Ci risiamo. La roulette del contante si prepara a girare per l’ennesima volta. Per l’esattezza, la sesta in sei anni anni. Ad annunciare la novità, come non bastassero i numerosi bocconi indigesti già contenuti nella legge di stabilità, è stato ieri il ministro dell’Economia. «Certamente misure che rafforzano la tracciabilità sono importanti», ha detto Fabrizio Saccomanni, intervenendo al Senato davanti alle commissioni Bilancio e Finanze, «è anche necessario prevedere una riduzione del ruolo del contante nei pagamenti. È un punto su cui l’Italia è ancora indietro e noi vogliamo intervenire».
L’idea di ridurre l’utilizzo del cash in chiave antievasione è un vecchio pallino di Bankitalia, dove il ministro faceva il direttore generale fino allo scorso inverno, ma la sortita di Saccomanni non può non sorprendere. Non fosse altro perché solo un anno fa il governo dei professori ha applicato un drastico giro di vite portando il limite dei pagamenti in contante a 1.000 euro, con un estensione del divieto che ha colpito anche i pensionati, costretti ad aprire un conto corrente per ricevere gli assegni previdenziali oltre tale soglie.

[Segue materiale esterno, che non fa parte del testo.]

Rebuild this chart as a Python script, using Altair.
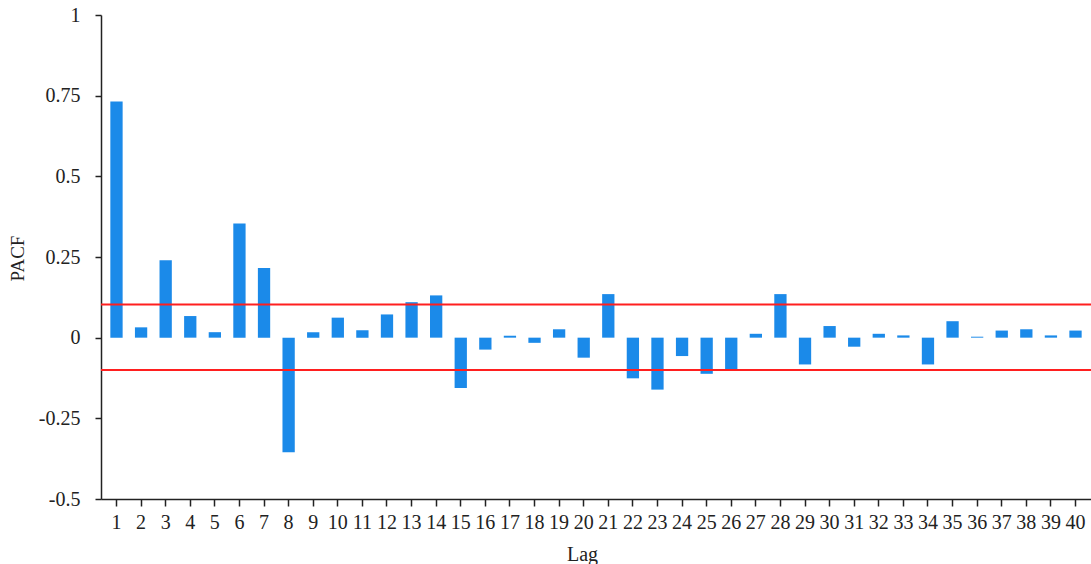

Non solo. La decisione dell’ex premier Mario Monti arrivava poi dopo un saliscendi che ha visto il tetto scendere da 12.500 a 5mila (2007), poi risalire a 12.500 (2008), poi di nuovo scendere a 5mila (2010) e 2.500 (2011), fino al limite attuale. Un’altalena dai dubbi effetti anti-evasione, ma dai sicuri effetti negativi sulla vita dei cittadini, al punto che lo scorso luglio, senza che nessuno dal governo abbia mai smentito l’iniziativa, il sottosegretario allo Sviluppo, Simona Vicari, aveva annunciato l’avvio di uno studio per riportare l’asticella a 3mila euro.
Un fulmine a ciel sereno, dunque, quello lanciato dal ministro dell’Economia, che come primo effetto ha ottenuto l’immediato ricompattamento del Pdl. Il primo a insorgere è stato Angelino Alfano. «Il collega Saccomanni ritiene di intervenire per ridurre l’uso del contante. Noi la pensiamo all’opposto di lui», ha scritto di getto il vicepremier in un tweet. Non si è fatto attendere il sostegno di Maurizio Gasparri. «Alfano ha ragione. Saccomanni dice delle sciocchezze», ha tuonato senza mezzi termini il vicepresidente del Senato, aggiungendo che il ministro dell’Economia «parla da burocrate scollegato dalla realtà e dimostra ancora una volta tutta la sua inadeguatezza». E dal governo, oltre all’opposizione scontata della Vicari, è arrivato pure il no di Jole Santelli, sottosegretario al Lavoro, che definisce «senza senso» la sortita dell’ex dg di Bankirtalia.
Una pioggia di critiche a cui in serata si sono aggiunte anche quelle della Lega, che dopo le audizioni della Corte dei Conti e di Bankitalia hanno deciso di presentare una mozione di sfiducia contro il ministro per le mancate coperture nella legge di stabilità.
Davanti alle commissioni del Senato Saccomanni ha però difeso il suo provvedimento, sostenendo che contiene «correzioni strutturali di gran lunga inferiori a quelle che hanno interessato il biennio 2012-2013». Quanto alle tasse, il ministro ha ribadito la storiella della Tasi, che sarebbe inferiore alla somma di Imu e Tares, dimenticando che quest’anno l’Imu non si è pagata e che i Comuni possono far salire il bottino da 3,7 a 9 miliardi complessivi. Saccomanni ha poi spiegato di non escludere un ritorno delle detrazioni sulla casa, il che, però, per lasciare i saldi invariati, significherebbe inevitabilmente aumentare l’aliquota di base. Il sentiero, ha ammesso comunque il ministro, «è stretto, non ci sono soluzioni semplici per concedere sgravi fiscali più ampi». Il governo, tuttavia, è disponibile a discutere con il Parlamento «l’allocazione delle risorse del cuneo per esempio per favorire le famiglie più numerose». Deve però essere chiaro, ha avvertito Saccomanni, che eventuali rischi agli obiettivi di bilancio sarebbero rappresentati da «un’interruzione delle politiche di risanamento, da un processo non sostenuto di riforme strutturali e dal rischio di instabilità politica». L’ottimismo di qualche settimana fa sembra scomparso. Il pil del 2013 è stato nuovamente rivisto al ribasso (-1,8%), come da tempo suggeriscono tutti i principali organismi nazionali e internazionali. Mentre il rientro del deficit al 3%, previsto per quest’anno, è un passaggio «essenziale» ma «non sufficiente», considerato che «il disavanzo strutturale deve tendere verso il pareggio».